14 thoughts on “Top 10 Ways To Annoy Your Orchestra Website Visitors”

  1. Most of these are, of course, good advice for any professional website, orchestral or non. I would add to it one more, which I’ve been encountering with greater frequency of late: Bury the location and phone number of the box office/concert hall. Just because you’re a civic icon at the center of town doesn’t mean everyone thinking about attending a concert knows where it is. That information needs to be on the home page in an obvious location, not buried in a “more information” page.

  2. Clumsy navigation that is over or under done.

    Sometimes a designer gets so close to the project that they can’t see the forest for the trees. In the same manner that you mention office hours being taken for granted, sometimes orchestra web sites can under (or over) estimate navigation schemes.

    Being too close to the project, a designer in tandem with an orchestra manager might assume that visitors will understand one-sided terminology or a one-option way to get to the most important pages.

    Navigation redundancy can be a good thing. Beside the usual pull down menus and top links, target areas — like Tickets, News and Email Subscriptions — should be highlighted outside of the main navigation. The orchestra logo should always link back to the home page.

    For sites that are layers deep, a breadcrumb trail is a smart idea. This helps to give the visitor a perspective of where they are within the hierarchy of the site, and the ability to easily backtrack if needed.

    Overly convoluted navigation menus can be incredibly confusing. I use the magic number 7 – absolutely no more than 7 items per pulldown item.

    ***

    One last point — and I believe that you have mentioned this before — a site where the management’s message supersedes the musical mission of the orchestra. The message of music should always be in the forefront. Orchestra sites where the orchestra manager or board president has a bug picture and lofty words on the front page always bugs me personally.

    • I’m glad you mentioned the message issue Bruce. It’s been trendy as of late for groups to adopt long mission statements filled with paragraphs of flowery language. As a result, the respective website tends to cram this message into as many pages as possible thus diluting the institutional message.

      • Indeed ego-centric or self-centered copy can hurt a web site. Sometimes this can happen accidentally without any intention. A great article I found a while ago sums it up brilliantly.

        Is Self Centered Web Copy Hurting Your Websites?

        A related story I blogged on recently:

        The ego-driven approach reminds me of the used car salesman whose opening sale pitch was that their company sold thousands of cars each month.

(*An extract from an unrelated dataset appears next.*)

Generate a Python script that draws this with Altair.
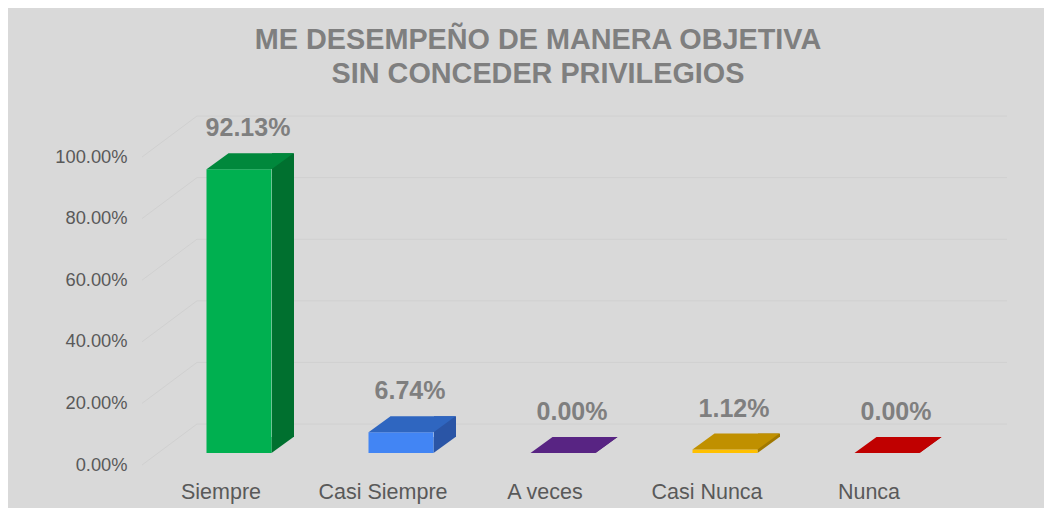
import altair as alt
import pandas as pd

categories = ["Siempre", "Casi Siempre", "A veces", "Casi Nunca", "Nunca"]
values = [0.9213, 0.0674, 0.0, 0.0112, 0.0]
front_colors = ["#00B050", "#4285F4", "#7030A0", "#FFC000", "#FF0000"]
top_colors = ["#00883C", "#2F66C0", "#582483", "#C09000", "#C00000"]
side_colors = ["#00702F", "#2A55A6", "#4A1D6E", "#A07800", "#A00000"]
tick_values = [0.0, 0.2, 0.4, 0.6, 0.8, 1.0]
title_lines = ["ME DESEMPEÑO DE MANERA OBJETIVA", "SIN CONCEDER PRIVILEGIOS"]

FONT = "Liberation Sans"

df = pd.DataFrame({
    "cat": categories,
    "val": values,
    "zero": [0.0] * len(categories),
    "front": front_colors,
    "top": top_colors,
    "side": side_colors,
    "label": [f"{v * 100:.2f}%" for v in values],
})
grid_df = pd.DataFrame({"t": tick_values})

yscale = alt.Scale(domain=[0, 1], nice=False, zero=True)
xscale = alt.Scale(domain=categories, paddingInner=0, paddingOuter=0)

yaxis = alt.Axis(
    values=tick_values, format=".2%", title=None, grid=False, domain=False,
    ticks=False, labelPadding=13, labelFontSize=18.3, labelColor="#595959",
    labelFont=FONT)
xaxis = alt.Axis(
    title=None, labelAngle=0, domain=False, ticks=False, labelPadding=16,
    labelFontSize=21.5, labelColor="#595959", labelFont=FONT)

# back-wall gridlines: slanted part and horizontal part
grid_slant = alt.Chart(grid_df).mark_rule(
    color="#d0d0d0", strokeWidth=1, y2Offset=-41
).encode(
    x=alt.value(2), x2=alt.value(57),
    y=alt.Y("t:Q", scale=yscale, axis=yaxis),
    y2=alt.Y2("t:Q"),
)
grid_flat = alt.Chart(grid_df).mark_rule(
    color="#d0d0d0", strokeWidth=1, yOffset=-41, y2Offset=-41
).encode(
    x=alt.value(57), x2=alt.value(867),
    y=alt.Y("t:Q", scale=yscale, axis=yaxis),
    y2=alt.Y2("t:Q"),
)

base = alt.Chart(df)

xenc = alt.X("cat:N", sort=categories, scale=xscale, axis=xaxis)

side = base.mark_bar(width=22, xOffset=62, yOffset=-28, y2Offset=-28).encode(
    x=xenc,
    y=alt.Y("val:Q", scale=yscale, axis=yaxis),
    y2=alt.Y2("zero:Q"),
    color=alt.Color("side:N", scale=None),
)

bottom_tri = base.mark_point(
    shape="M-11,8 L-11,-8 L11,-8 Z", size=4, filled=True, opacity=1,
    strokeWidth=0, xOffset=61.5, yOffset=-20,
).encode(
    x=xenc,
    y=alt.Y("zero:Q", scale=yscale, axis=yaxis),
    color=alt.Color("side:N", scale=None),
)

front = base.mark_bar(width=65, xOffset=18, yOffset=-12, y2Offset=-12).encode(
    x=xenc,
    y=alt.Y("val:Q", scale=yscale, axis=yaxis),
    y2=alt.Y2("zero:Q"),
    color=alt.Color("front:N", scale=None),
)

top = base.mark_point(
    shape="M-43.5,8 L21.5,8 L43.5,-8 L-21.5,-8 Z", size=4, filled=True,
    opacity=1, strokeWidth=0, xOffset=29, yOffset=-20,
).encode(
    x=xenc,
    y=alt.Y("val:Q", scale=yscale, axis=yaxis),
    color=alt.Color("top:N", scale=None),
)

labels = base.mark_text(
    font=FONT, fontSize=25, fontWeight="bold", color="#7f7f7f",
    dx=27, dy=-53, baseline="middle", align="center",
).encode(
    x=xenc,
    y=alt.Y("val:Q", scale=yscale, axis=yaxis),
    text="label:N",
)

chart = alt.layer(grid_slant, grid_flat, side, bottom_tri, front, top, labels).properties(
    width=810,
    height=308,
    autosize=alt.AutoSizeParams(type="none"),
    padding={"left": 132, "top": 149, "right": 94, "bottom": 43},
    background="#d9d9d9",
    title=alt.TitleParams(
        text=title_lines, font=FONT, fontSize=28.8, fontWeight="bold",
        color="#7f7f7f", lineHeight=34, anchor="middle", frame="group",
        dx=-7, offset=27,
    ),
).configure_view(stroke=None)

chart.save("out.html", embed_options={"renderer": "svg", "actions": False})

        He rattled on and on to me with successful sales quotes and impressive statistics.

        Finally, he ended with:

        “I want YOU to walk off this lot with a new car!”

        Confused, I quietly said to him that this was all great for him and his business, but meant very little to me as a customer. I was more interested in finding a car that fit my needs rather than meeting his ego-driven, self-centered sales quota.

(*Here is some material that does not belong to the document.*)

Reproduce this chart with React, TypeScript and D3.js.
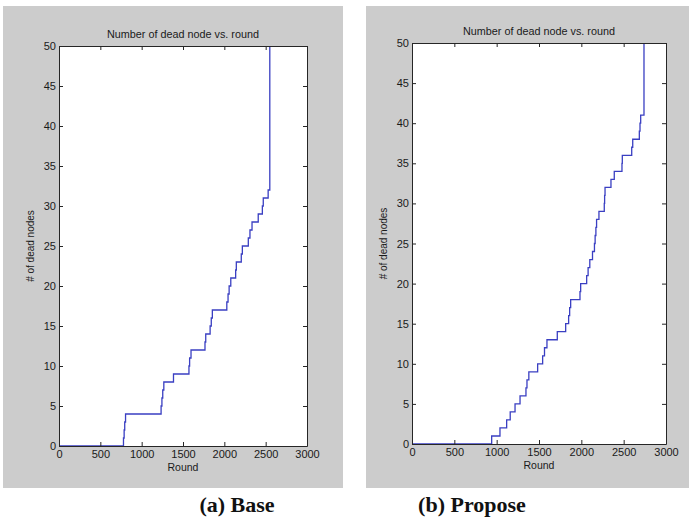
import React, { useRef, useEffect } from 'react';
import * as d3 from 'd3';

// rounds at which the dead-node count steps up, and the count after each step
const baseRounds = [0, 780, 788, 795, 805, 1235, 1245, 1255, 1268, 1385, 1572, 1580, 1597, 1766, 1775, 1828, 1842, 1855, 2030, 2045, 2058, 2078, 2137, 2145, 2205, 2218, 2290, 2310, 2335, 2410, 2460, 2471, 2530, 2550];
const baseDead = [0, 1, 2, 3, 4, 5, 6, 7, 8, 9, 10, 11, 12, 13, 14, 15, 16, 17, 18, 19, 20, 21, 22, 23, 24, 25, 26, 27, 28, 29, 30, 31, 32, 50];

const proposeRounds = [0, 941, 1039, 1118, 1160, 1217, 1276, 1346, 1358, 1380, 1484, 1543, 1565, 1594, 1716, 1815, 1850, 1862, 1874, 1984, 1992, 2063, 2080, 2100, 2132, 2155, 2163, 2172, 2180, 2208, 2271, 2275, 2280, 2350, 2389, 2480, 2484, 2595, 2607, 2685, 2693, 2701, 2740];
const proposeDead = [0, 1, 2, 3, 4, 5, 6, 7, 8, 9, 10, 11, 12, 13, 14, 15, 16, 17, 18, 19, 20, 21, 22, 23, 24, 25, 26, 27, 28, 29, 30, 31, 32, 33, 34, 35, 36, 37, 38, 39, 40, 41, 50];

const roundTicks = [0, 500, 1000, 1500, 2000, 2500, 3000];
const deadTicks = [0, 5, 10, 15, 20, 25, 30, 35, 40, 45, 50];

const chartTitle = 'Number of dead node vs. round';
const xTitle = 'Round';
const yTitle = '# of dead nodes';

const FONT = '"Liberation Sans", Arial, sans-serif';

const Panel = ({ rounds, dead, frame, plot, caption }) => {
  const gRef = useRef();

  useEffect(() => {
    const g = d3.select(gRef.current);
    g.selectAll('*').remove();

    const x = d3.scaleLinear().domain([0, 3000]).range([plot.left, plot.right]);
    const y = d3.scaleLinear().domain([0, 50]).range([plot.bottom, plot.top]);
    const fmt = d3.format('d');

    // grey figure background
    g.append('rect')
      .attr('x', frame.left).attr('y', frame.top)
      .attr('width', frame.right - frame.left).attr('height', frame.bottom - frame.top)
      .attr('fill', '#cccccc');

    g.append('rect')
      .attr('x', plot.left).attr('y', plot.top)
      .attr('width', plot.right - plot.left).attr('height', plot.bottom - plot.top)
      .attr('fill', '#ffffff');

    const line = d3.line()
      .x(d => x(d[0]))
      .y(d => y(d[1]))
      .curve(d3.curveStepAfter);

    g.append('path')
      .datum(rounds.map((r, i) => [r, dead[i]]))
      .attr('fill', 'none')
      .attr('stroke', '#3a3fc2')
      .attr('stroke-width', 1.3)
      .attr('d', line);

    const style = sel => {
      sel.attr('font-family', FONT).attr('font-size', 11);
      sel.selectAll('path, line').attr('stroke', '#262626');
      sel.selectAll('text').attr('fill', '#1a1a1a');
    };

    g.append('g').attr('transform', `translate(0,${plot.bottom})`)
      .call(d3.axisBottom(x).tickValues(roundTicks).tickFormat(fmt).tickSize(-4).tickSizeOuter(0).tickPadding(4))
      .call(style);
    g.append('g').attr('transform', `translate(0,${plot.top})`)
      .call(d3.axisTop(x).tickValues(roundTicks).tickSize(-4).tickSizeOuter(0).tickFormat(() => ''))
      .call(style);
    g.append('g').attr('transform', `translate(${plot.left},0)`)
      .call(d3.axisLeft(y).tickValues(deadTicks).tickFormat(fmt).tickSize(-4).tickSizeOuter(0).tickPadding(3))
      .call(style);
    g.append('g').attr('transform', `translate(${plot.right},0)`)
      .call(d3.axisRight(y).tickValues(deadTicks).tickSize(-4).tickSizeOuter(0).tickFormat(() => ''))
      .call(style);

    const cx = (plot.left + plot.right) / 2;
    g.append('text')
      .attr('x', cx).attr('y', plot.top - 8)
      .attr('text-anchor', 'middle')
      .attr('font-family', FONT).attr('font-size', 10.8).attr('fill', '#1a1a1a')
      .text(chartTitle);

    g.append('text')
      .attr('x', cx).attr('y', plot.bottom + 25)
      .attr('text-anchor', 'middle')
      .attr('font-family', FONT).attr('font-size', 10.5).attr('fill', '#1a1a1a')
      .text(xTitle);

    g.append('text')
      .attr('transform', `translate(${plot.left - 25},${(plot.top + plot.bottom) / 2}) rotate(-90)`)
      .attr('text-anchor', 'middle')
      .attr('font-family', FONT).attr('font-size', 10).attr('fill', '#1a1a1a')
      .text(yTitle);

    g.append('text')
      .attr('x', caption.x).attr('y', caption.y)
      .attr('text-anchor', 'middle')
      .attr('font-family', '"Liberation Serif", "Times New Roman", serif')
      .attr('font-weight', 'bold').attr('font-size', 22).attr('fill', '#111')
      .text(caption.text);
  }, [rounds, dead]);

  return <g ref={gRef} />;
};

export default function App() {
  return (
    <svg width={690} height={520} style={{ position: 'absolute', left: 0, top: 0, background: '#fff' }}>
      <Panel
        rounds={baseRounds}
        dead={baseDead}
        frame={{ left: 3, right: 343, top: 6, bottom: 488 }}
        plot={{ left: 59, right: 307, top: 46, bottom: 446 }}
        caption={{ x: 237, y: 512, text: '(a) Base' }}
      />
      <Panel
        rounds={proposeRounds}
        dead={proposeDead}
        frame={{ left: 366, right: 689, top: 6, bottom: 488 }}
        plot={{ left: 412, right: 666, top: 43, bottom: 444 }}
        caption={{ x: 472, y: 512, text: '(b) Propose' }}
      />
    </svg>
  );
}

        This caught him off-guard and he looked at me with great surprise.

        Moments later, I walked off the lot and looked elsewhere to buy a car.

        The same might be said about orchestra web sites that forget to put the customer up front.

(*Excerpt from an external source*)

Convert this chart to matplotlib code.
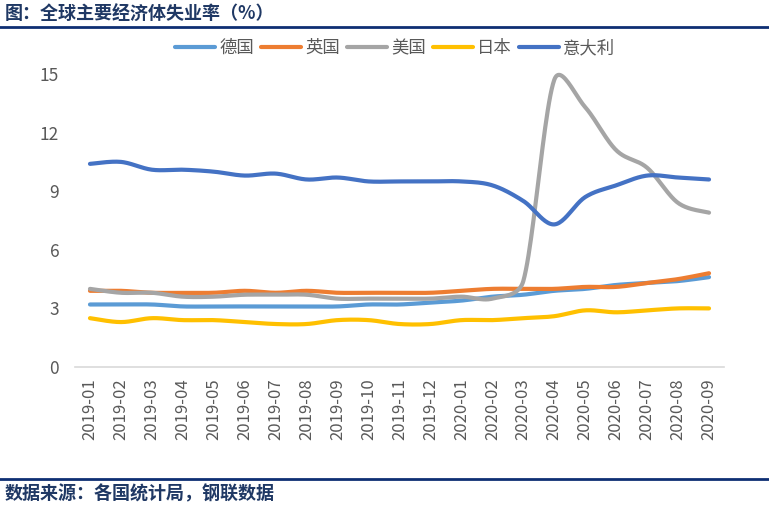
import numpy as np
import matplotlib
matplotlib.use("Agg")
import matplotlib.pyplot as plt

plt.rcParams['font.family'] = ['Noto Sans CJK SC', 'DejaVu Sans']

# 数据
months = ["2019-01", "2019-02", "2019-03", "2019-04", "2019-05", "2019-06", "2019-07",
          "2019-08", "2019-09", "2019-10", "2019-11", "2019-12", "2020-01", "2020-02",
          "2020-03", "2020-04", "2020-05", "2020-06", "2020-07", "2020-08", "2020-09"]
germany = [3.2, 3.2, 3.2, 3.1, 3.1, 3.1, 3.1, 3.1, 3.1, 3.2, 3.2, 3.3, 3.4, 3.6,
           3.7, 3.9, 4.0, 4.2, 4.3, 4.4, 4.6]
uk = [3.9, 3.9, 3.8, 3.8, 3.8, 3.9, 3.8, 3.9, 3.8, 3.8, 3.8, 3.8, 3.9, 4.0,
      4.0, 4.0, 4.1, 4.1, 4.3, 4.5, 4.8]
usa = [4.0, 3.8, 3.8, 3.6, 3.6, 3.7, 3.7, 3.7, 3.5, 3.5, 3.5, 3.5, 3.6, 3.5,
       4.4, 14.7, 13.3, 11.1, 10.2, 8.4, 7.9]
japan = [2.5, 2.3, 2.5, 2.4, 2.4, 2.3, 2.2, 2.2, 2.4, 2.4, 2.2, 2.2, 2.4, 2.4,
         2.5, 2.6, 2.9, 2.8, 2.9, 3.0, 3.0]
italy = [10.4, 10.5, 10.1, 10.1, 10.0, 9.8, 9.9, 9.6, 9.7, 9.5, 9.5, 9.5, 9.5, 9.3,
         8.5, 7.3, 8.7, 9.3, 9.8, 9.7, 9.6]

series = [("德国", germany, "#5B9BD5"),
          ("英国", uk, "#ED7D31"),
          ("美国", usa, "#A5A5A5"),
          ("日本", japan, "#FFC000"),
          ("意大利", italy, "#4472C4")]

# 像素比例（用于平滑时限制控制点长度）
SX, SY = 31.0, 19.5


def smooth(y, n=24):
    # 类似 Excel 平滑线 (Bezier, 1/6 张力, 控制点长度受限)
    y = np.asarray(y, float)
    x = np.arange(len(y), dtype=float)
    P = np.column_stack([x * SX, y * SY])
    m = len(P)
    tang = []
    for i in range(m):
        tang.append((P[min(i + 1, m - 1)] - P[max(i - 1, 0)]) / 6)
    xs, ys = [], []
    for i in range(m - 1):
        seg = np.linalg.norm(P[i + 1] - P[i])
        t1, t2 = tang[i], tang[i + 1]
        lim = 0.45 * seg
        if np.linalg.norm(t1) > lim:
            t1 = t1 * lim / np.linalg.norm(t1)
        if np.linalg.norm(t2) > lim:
            t2 = t2 * lim / np.linalg.norm(t2)
        p0, p3 = P[i], P[i + 1]
        c1, c2 = p0 + t1, p3 - t2
        t = np.linspace(0, 1, n, endpoint=(i == m - 2))[:, None]
        pts = ((1 - t) ** 3) * p0 + 3 * ((1 - t) ** 2) * t * c1 + 3 * (1 - t) * t ** 2 * c2 + t ** 3 * p3
        xs.append(pts[:, 0] / SX)
        ys.append(pts[:, 1] / SY)
    return np.concatenate(xs), np.concatenate(ys)


fig = plt.figure(figsize=(7.69, 5.08), dpi=100)
ax = fig.add_axes([74.5 / 769, 1 - 367 / 508, (724.5 - 74.5) / 769, (367 - 74) / 508])

for name, vals, col in series:
    sx, sy = smooth(vals)
    ax.plot(sx, sy, color=col, lw=3, solid_capstyle="round", label=name, clip_on=False)

ax.set_xlim(-0.5, len(months) - 0.5)
ax.set_ylim(0, 15)
ax.set_yticks([0, 3, 6, 9, 12, 15])
ax.set_xticks(range(len(months)))
ax.set_xticklabels(months, rotation=90)
ax.tick_params(axis="y", length=0, labelsize=12.5, labelcolor="#595959", pad=11)
ax.tick_params(axis="x", length=0, labelsize=12, labelcolor="#595959", pad=8)
for s in ["top", "right", "left"]:
    ax.spines[s].set_visible(False)
ax.spines["bottom"].set_color("#D9D9D9")
ax.spines["bottom"].set_linewidth(1.2)

leg = fig.legend(loc="center", bbox_to_anchor=(0.514, 1 - 48 / 508), ncol=5, frameon=False,
                 fontsize=12.5, handlelength=2.3, handletextpad=0.25, columnspacing=0.4)
for t in leg.get_texts():
    t.set_color("#595959")

# 标题与来源
fig.text(5 / 769, 1 - 14 / 508, "图：全球主要经济体失业率（%）", fontsize=13, fontweight="bold",
         color="#1F3864", va="center", ha="left")
fig.add_artist(plt.Line2D([0, 1], [1 - 27 / 508, 1 - 27 / 508], color="#0E2F73", lw=2))
fig.add_artist(plt.Line2D([0, 1], [1 - 479 / 508, 1 - 479 / 508], color="#0E2F73", lw=2))
fig.text(5 / 769, 1 - 494 / 508, "数据来源：各国统计局，钢联数据", fontsize=13, fontweight="bold",
         color="#1F3864", va="center", ha="left")

plt.savefig("out.png", dpi=100)
plt.close()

  3. Along Anna-Lise’s comment —

    Footers — which are global to every page — should have contact info (or at least a Contact link) and the main important target links. Redundancy like this is a good thing. Different people will find information in different ways, a good design needs to try to accommodate this in as many ways as possible without being too intrusive.

  4. A couple more complaints:

    – Flash elements that reset themselves. On the SF Symphony web page, if it’s January and you’re trying to buy tickets for 3 concerts in June, you navigate to the first concert in the calendar, put your ticket in the shopping cart, and find that the calendar reset itself to January, so you have to navigate back to June. When you’re buying tickets to 10 concerts taking place over six months, this is a big annoyance.

    – A web site where the timeout period doesn’t reset when you make a new purchase. At the SFS web site, you have 20 minutes to complete a purchase, whether you’re buying tickets to 1 concert or 15. The site navigate is slow and annoying (see above…), so you risk a timeout if you’re buying tickets to many concerts. I’ve emailed their IT dept. to complain about this and plan to ask soon if they’ve put in a reset: every time you make a purchase, you get another five or ten minutes added to the timeout.

    • That’s a great observation regarding shopping cart timeout issues. I can easily see where this would be a problem for ticket buyers that enjoy spending time poking around buying tickets to several events outside of prepackaged subscriptions.

      I’m curious, does the system hold tickets in a shopping cue if the user is registered and logged in? I’ll have to stop by later in the week and take a look.

      • I can’t remember whether the tickets are held or not. I think the timeout is “Time to complete your purchase,” so I think the tickets disappear if you don’t finish the transaction.

        I don’t have an official SFS subscription, but this year and last year I bought hundreds of dollars of tickets during their January sale.

  5. I have seen sites where it is almost impossible to see an overview of the classical (or pops) season which lists all the concerts in order, and with all the program items listed. Too often there are several “subscription packages” and the concerts with details are only listed in these packages.

  6. One of the worst practices I see is orchestras that bury or over-complicate their event calendars. They’re either not right on the homepage and you have to click multiple levels to access them, or they have unhelpful flash elements built in – i.e. after you look at a particular concert, it sends you back to the current month, rather than the one in which you were searching.

    I hate to say it but Lincoln Center has the best and worst calendar around. They helpfully place it on the center of the homepage but then it doesn’t have a “full calendar view” displaying all of the concerts in a given month. So you have to click on individual dates to see what’s happening. http://www.lincolncenter.org

    • The real irony here is this article is seven years old but more than half of these issues still appear on some orchestra websites.

      Lincoln Center’s calendar is definitely interesting although it is still a desktop driven design in that it looks and works great on those devices but the multi-segment functionality doesn’t always scale to mobile devices with the same degree of intuitiveness.